• **Data rows**:

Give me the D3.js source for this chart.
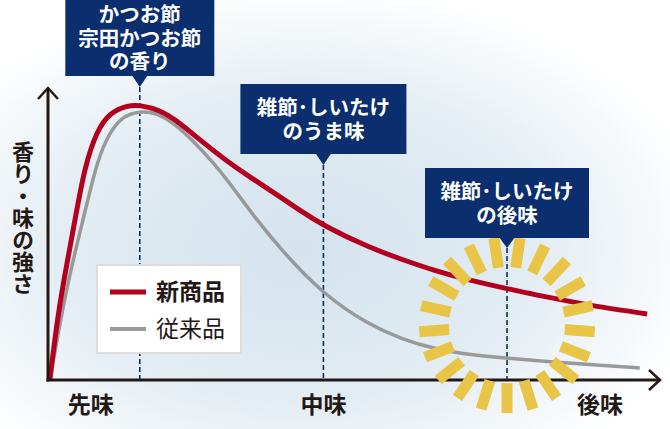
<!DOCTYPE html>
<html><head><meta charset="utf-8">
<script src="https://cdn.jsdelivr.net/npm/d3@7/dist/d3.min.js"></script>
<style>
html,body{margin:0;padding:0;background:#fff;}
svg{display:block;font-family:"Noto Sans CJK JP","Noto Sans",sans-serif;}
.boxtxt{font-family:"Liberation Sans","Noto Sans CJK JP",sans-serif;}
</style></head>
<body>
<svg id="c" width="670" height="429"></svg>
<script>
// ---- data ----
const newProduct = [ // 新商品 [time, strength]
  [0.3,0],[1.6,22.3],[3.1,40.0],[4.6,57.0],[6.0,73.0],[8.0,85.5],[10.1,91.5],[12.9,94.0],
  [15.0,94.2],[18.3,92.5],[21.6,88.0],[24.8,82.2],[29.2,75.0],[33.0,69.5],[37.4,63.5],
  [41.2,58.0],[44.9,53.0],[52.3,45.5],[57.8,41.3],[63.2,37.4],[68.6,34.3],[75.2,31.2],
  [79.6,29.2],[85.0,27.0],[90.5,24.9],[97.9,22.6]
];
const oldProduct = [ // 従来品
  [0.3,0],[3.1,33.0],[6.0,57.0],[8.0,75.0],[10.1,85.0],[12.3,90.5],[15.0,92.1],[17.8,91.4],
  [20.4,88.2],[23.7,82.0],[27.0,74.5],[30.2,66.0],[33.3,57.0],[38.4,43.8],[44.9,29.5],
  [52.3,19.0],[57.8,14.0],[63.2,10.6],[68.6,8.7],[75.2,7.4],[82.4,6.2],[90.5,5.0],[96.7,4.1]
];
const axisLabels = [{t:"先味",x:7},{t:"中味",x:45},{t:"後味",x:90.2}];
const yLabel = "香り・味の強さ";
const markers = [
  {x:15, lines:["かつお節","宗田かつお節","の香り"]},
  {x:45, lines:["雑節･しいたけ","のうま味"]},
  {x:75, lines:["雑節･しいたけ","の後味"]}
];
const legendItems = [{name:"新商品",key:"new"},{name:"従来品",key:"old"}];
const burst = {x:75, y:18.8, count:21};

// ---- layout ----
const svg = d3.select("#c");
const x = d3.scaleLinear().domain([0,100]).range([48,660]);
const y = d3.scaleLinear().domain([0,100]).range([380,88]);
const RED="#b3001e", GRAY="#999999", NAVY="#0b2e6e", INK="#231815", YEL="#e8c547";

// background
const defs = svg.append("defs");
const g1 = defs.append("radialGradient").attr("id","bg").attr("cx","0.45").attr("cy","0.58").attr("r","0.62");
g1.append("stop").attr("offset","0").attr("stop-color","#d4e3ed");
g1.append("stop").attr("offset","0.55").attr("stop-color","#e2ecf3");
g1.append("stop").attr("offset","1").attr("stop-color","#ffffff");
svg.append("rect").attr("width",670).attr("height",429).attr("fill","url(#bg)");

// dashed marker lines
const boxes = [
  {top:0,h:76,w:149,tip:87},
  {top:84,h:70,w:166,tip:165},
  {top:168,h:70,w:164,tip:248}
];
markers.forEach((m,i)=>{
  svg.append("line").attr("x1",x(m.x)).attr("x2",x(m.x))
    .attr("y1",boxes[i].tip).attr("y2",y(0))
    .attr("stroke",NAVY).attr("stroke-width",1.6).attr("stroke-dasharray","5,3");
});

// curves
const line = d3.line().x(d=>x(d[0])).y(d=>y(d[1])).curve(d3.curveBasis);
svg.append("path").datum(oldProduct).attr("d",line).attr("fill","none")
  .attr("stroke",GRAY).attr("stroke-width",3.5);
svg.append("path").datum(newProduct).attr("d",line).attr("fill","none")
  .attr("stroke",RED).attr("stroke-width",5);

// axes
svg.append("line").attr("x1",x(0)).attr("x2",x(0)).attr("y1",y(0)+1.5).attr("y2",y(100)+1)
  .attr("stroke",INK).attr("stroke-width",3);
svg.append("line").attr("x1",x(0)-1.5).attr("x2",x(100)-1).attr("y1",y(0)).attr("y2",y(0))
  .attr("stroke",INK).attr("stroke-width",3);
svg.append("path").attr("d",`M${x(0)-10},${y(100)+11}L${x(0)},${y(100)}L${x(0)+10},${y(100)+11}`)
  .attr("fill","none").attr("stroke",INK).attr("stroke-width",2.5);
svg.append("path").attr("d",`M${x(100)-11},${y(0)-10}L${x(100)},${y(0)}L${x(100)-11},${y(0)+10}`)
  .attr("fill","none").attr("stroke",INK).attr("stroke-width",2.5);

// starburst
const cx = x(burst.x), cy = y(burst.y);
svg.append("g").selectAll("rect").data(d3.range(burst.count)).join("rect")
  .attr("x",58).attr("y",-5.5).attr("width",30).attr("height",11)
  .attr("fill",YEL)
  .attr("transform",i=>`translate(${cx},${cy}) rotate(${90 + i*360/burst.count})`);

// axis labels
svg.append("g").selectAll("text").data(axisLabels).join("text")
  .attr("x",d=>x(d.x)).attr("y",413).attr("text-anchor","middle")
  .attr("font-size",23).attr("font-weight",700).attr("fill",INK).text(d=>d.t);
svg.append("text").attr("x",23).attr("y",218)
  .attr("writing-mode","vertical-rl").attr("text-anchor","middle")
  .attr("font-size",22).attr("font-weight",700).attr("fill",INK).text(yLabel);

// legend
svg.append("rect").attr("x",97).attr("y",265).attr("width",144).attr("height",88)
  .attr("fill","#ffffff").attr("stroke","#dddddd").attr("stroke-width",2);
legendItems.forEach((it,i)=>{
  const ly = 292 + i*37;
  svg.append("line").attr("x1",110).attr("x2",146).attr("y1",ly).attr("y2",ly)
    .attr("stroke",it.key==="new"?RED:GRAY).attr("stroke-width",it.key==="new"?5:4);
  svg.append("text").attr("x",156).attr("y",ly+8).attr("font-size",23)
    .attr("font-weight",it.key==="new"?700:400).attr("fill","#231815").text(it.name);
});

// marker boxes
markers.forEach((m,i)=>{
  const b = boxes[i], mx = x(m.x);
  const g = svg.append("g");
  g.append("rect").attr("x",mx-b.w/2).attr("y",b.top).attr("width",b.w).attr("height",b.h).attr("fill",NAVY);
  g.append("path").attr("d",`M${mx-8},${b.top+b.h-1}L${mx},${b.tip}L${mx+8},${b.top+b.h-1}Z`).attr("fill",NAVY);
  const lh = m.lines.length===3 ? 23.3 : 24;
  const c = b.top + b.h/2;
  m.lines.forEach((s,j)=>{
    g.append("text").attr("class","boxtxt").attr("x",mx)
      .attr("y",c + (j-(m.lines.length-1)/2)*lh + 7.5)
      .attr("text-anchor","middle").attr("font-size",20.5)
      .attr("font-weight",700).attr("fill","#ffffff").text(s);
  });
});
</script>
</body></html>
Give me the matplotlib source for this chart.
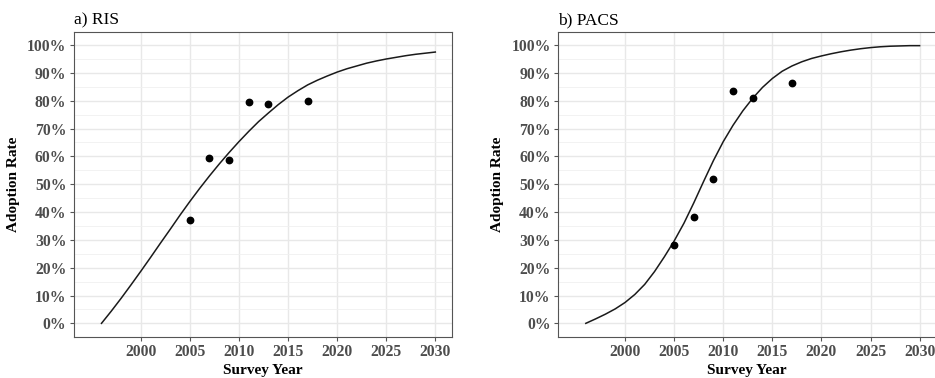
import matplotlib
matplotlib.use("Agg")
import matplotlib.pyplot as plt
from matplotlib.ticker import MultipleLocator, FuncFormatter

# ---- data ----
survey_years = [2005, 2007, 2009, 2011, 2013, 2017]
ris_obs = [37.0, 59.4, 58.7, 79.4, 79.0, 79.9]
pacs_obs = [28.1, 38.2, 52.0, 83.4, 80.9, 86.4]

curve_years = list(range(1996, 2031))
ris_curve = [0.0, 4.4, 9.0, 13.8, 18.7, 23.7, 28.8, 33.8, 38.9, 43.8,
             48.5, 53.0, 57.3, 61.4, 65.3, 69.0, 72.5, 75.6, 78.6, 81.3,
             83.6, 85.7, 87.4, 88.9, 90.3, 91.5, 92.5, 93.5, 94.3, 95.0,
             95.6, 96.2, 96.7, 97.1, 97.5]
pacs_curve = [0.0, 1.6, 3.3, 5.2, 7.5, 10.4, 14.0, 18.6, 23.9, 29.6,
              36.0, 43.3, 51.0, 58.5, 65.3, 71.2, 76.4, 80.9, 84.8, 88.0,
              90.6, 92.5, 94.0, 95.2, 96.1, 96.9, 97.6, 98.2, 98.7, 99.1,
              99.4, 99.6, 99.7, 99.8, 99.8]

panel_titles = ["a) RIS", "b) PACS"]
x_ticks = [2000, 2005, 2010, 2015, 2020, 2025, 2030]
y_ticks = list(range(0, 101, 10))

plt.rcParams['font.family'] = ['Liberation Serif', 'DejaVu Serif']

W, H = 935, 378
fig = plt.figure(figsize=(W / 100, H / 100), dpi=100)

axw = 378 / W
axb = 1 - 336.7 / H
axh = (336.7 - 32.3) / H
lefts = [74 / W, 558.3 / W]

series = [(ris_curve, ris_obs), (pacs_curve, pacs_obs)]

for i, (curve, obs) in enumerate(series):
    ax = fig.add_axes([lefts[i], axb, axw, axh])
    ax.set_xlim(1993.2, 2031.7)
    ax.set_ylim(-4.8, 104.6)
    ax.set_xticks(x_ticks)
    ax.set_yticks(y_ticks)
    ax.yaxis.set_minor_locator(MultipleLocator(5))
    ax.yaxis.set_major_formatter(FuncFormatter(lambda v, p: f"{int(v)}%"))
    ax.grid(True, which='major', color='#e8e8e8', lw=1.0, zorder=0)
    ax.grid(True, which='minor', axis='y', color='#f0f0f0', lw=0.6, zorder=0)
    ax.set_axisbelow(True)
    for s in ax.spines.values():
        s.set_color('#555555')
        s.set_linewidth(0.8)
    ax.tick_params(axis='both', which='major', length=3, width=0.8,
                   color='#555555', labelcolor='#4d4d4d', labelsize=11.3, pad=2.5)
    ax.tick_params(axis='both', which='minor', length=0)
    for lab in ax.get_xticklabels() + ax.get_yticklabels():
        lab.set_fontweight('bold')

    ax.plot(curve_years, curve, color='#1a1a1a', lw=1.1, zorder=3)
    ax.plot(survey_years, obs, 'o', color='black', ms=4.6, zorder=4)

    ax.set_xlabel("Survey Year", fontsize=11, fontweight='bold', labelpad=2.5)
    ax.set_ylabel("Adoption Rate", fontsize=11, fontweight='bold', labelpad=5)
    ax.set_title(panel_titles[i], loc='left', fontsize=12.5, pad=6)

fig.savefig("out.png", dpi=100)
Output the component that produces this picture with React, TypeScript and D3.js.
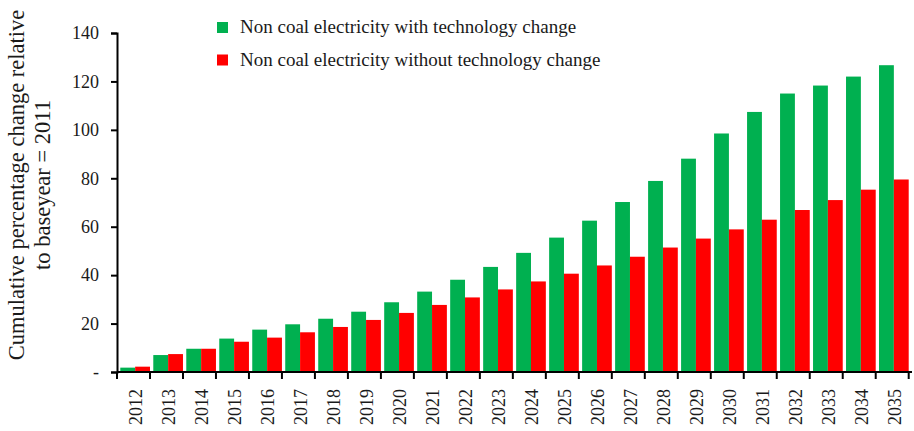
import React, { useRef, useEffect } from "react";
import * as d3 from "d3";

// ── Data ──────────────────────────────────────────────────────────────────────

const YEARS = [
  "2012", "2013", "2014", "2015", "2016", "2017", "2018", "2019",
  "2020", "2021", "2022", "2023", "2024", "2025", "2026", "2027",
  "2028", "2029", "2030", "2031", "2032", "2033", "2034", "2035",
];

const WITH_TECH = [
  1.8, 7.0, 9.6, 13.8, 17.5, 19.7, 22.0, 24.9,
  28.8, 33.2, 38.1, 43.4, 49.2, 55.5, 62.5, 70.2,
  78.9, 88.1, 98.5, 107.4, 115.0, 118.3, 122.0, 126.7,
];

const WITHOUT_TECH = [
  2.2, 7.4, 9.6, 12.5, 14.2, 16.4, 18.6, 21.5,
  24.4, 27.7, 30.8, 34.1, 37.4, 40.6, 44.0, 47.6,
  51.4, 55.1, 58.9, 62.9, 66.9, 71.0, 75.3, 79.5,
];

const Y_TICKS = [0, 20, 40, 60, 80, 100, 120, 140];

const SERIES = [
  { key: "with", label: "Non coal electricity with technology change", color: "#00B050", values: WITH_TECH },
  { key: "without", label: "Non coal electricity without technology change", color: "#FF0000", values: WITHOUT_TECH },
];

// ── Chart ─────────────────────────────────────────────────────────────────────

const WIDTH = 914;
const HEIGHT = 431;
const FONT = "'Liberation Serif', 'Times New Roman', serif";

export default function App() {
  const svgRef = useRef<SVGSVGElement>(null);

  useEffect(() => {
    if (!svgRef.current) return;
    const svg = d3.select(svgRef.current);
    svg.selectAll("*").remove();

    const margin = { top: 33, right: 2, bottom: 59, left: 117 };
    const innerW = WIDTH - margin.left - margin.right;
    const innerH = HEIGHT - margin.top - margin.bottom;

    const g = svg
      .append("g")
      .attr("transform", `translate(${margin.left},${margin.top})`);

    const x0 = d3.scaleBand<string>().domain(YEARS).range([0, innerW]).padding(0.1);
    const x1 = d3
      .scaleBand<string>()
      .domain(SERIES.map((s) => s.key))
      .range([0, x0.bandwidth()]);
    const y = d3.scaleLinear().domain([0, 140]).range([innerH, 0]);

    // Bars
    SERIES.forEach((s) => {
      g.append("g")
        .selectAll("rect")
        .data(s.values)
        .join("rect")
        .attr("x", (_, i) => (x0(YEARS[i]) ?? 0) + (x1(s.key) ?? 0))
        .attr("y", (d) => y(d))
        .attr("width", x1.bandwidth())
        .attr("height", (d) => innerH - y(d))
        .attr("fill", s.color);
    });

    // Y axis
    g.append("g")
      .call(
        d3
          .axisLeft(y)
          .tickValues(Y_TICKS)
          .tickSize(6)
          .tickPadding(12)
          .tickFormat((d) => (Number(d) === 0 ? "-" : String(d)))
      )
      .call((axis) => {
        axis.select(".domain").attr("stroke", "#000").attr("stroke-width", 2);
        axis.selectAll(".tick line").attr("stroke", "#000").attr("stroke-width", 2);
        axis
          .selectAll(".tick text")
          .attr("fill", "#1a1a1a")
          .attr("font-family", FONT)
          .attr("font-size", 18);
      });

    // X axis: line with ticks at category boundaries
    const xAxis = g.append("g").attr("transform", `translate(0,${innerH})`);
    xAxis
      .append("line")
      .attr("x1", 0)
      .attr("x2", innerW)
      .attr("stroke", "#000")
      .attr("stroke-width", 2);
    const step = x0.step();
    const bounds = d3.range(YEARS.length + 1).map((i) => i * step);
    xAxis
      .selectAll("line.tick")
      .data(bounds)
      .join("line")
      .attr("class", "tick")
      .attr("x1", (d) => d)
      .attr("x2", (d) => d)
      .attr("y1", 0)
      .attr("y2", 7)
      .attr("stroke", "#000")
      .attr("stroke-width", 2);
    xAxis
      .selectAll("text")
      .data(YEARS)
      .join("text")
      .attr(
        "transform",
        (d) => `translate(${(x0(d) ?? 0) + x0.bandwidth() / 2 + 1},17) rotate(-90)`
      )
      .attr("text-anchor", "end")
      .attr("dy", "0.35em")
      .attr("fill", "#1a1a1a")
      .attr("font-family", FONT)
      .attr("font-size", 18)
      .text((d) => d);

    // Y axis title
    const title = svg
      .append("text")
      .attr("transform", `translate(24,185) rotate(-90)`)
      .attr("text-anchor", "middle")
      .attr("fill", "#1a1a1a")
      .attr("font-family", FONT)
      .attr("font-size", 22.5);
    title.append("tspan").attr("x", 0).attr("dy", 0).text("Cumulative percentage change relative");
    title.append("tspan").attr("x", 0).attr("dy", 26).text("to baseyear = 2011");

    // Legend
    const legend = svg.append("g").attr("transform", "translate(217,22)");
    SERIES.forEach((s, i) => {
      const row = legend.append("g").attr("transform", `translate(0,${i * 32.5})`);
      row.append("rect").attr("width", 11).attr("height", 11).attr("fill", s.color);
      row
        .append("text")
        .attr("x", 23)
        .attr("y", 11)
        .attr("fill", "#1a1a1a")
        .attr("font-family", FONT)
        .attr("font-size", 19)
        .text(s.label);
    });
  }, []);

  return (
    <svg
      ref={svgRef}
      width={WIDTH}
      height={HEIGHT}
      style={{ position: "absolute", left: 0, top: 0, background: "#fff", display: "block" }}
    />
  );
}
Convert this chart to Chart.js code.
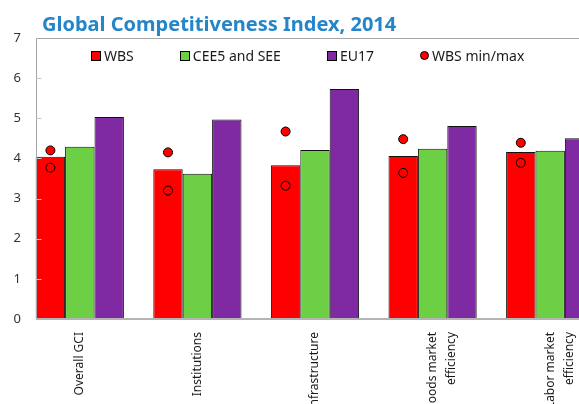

• **Written exercise**: Using the data above, extract exactly the lines from the one containing "Give me the matplotlib source for this chart." through the one containing "lab.set_fontweight('bold')". Pictures are left out.

• **Result of the exercise**:
Give me the matplotlib source for this chart.
import matplotlib
matplotlib.use("Agg")
import matplotlib.pyplot as plt
from matplotlib.ticker import MultipleLocator, FuncFormatter

# ---- data ----
survey_years = [2005, 2007, 2009, 2011, 2013, 2017]
ris_obs = [37.0, 59.4, 58.7, 79.4, 79.0, 79.9]
pacs_obs = [28.1, 38.2, 52.0, 83.4, 80.9, 86.4]

curve_years = list(range(1996, 2031))
ris_curve = [0.0, 4.4, 9.0, 13.8, 18.7, 23.7, 28.8, 33.8, 38.9, 43.8,
             48.5, 53.0, 57.3, 61.4, 65.3, 69.0, 72.5, 75.6, 78.6, 81.3,
             83.6, 85.7, 87.4, 88.9, 90.3, 91.5, 92.5, 93.5, 94.3, 95.0,
             95.6, 96.2, 96.7, 97.1, 97.5]
pacs_curve = [0.0, 1.6, 3.3, 5.2, 7.5, 10.4, 14.0, 18.6, 23.9, 29.6,
              36.0, 43.3, 51.0, 58.5, 65.3, 71.2, 76.4, 80.9, 84.8, 88.0,
              90.6, 92.5, 94.0, 95.2, 96.1, 96.9, 97.6, 98.2, 98.7, 99.1,
              99.4, 99.6, 99.7, 99.8, 99.8]

panel_titles = ["a) RIS", "b) PACS"]
x_ticks = [2000, 2005, 2010, 2015, 2020, 2025, 2030]
y_ticks = list(range(0, 101, 10))

plt.rcParams['font.family'] = ['Liberation Serif', 'DejaVu Serif']

W, H = 935, 378
fig = plt.figure(figsize=(W / 100, H / 100), dpi=100)

axw = 378 / W
axb = 1 - 336.7 / H
axh = (336.7 - 32.3) / H
lefts = [74 / W, 558.3 / W]

series = [(ris_curve, ris_obs), (pacs_curve, pacs_obs)]

for i, (curve, obs) in enumerate(series):
    ax = fig.add_axes([lefts[i], axb, axw, axh])
    ax.set_xlim(1993.2, 2031.7)
    ax.set_ylim(-4.8, 104.6)
    ax.set_xticks(x_ticks)
    ax.set_yticks(y_ticks)
    ax.yaxis.set_minor_locator(MultipleLocator(5))
    ax.yaxis.set_major_formatter(FuncFormatter(lambda v, p: f"{int(v)}%"))
    ax.grid(True, which='major', color='#e8e8e8', lw=1.0, zorder=0)
    ax.grid(True, which='minor', axis='y', color='#f0f0f0', lw=0.6, zorder=0)
    ax.set_axisbelow(True)
    for s in ax.spines.values():
        s.set_color('#555555')
        s.set_linewidth(0.8)
    ax.tick_params(axis='both', which='major', length=3, width=0.8,
                   color='#555555', labelcolor='#4d4d4d', labelsize=11.3, pad=2.5)
    ax.tick_params(axis='both', which='minor', length=0)
    for lab in ax.get_xticklabels() + ax.get_yticklabels():
        lab.set_fontweight('bold')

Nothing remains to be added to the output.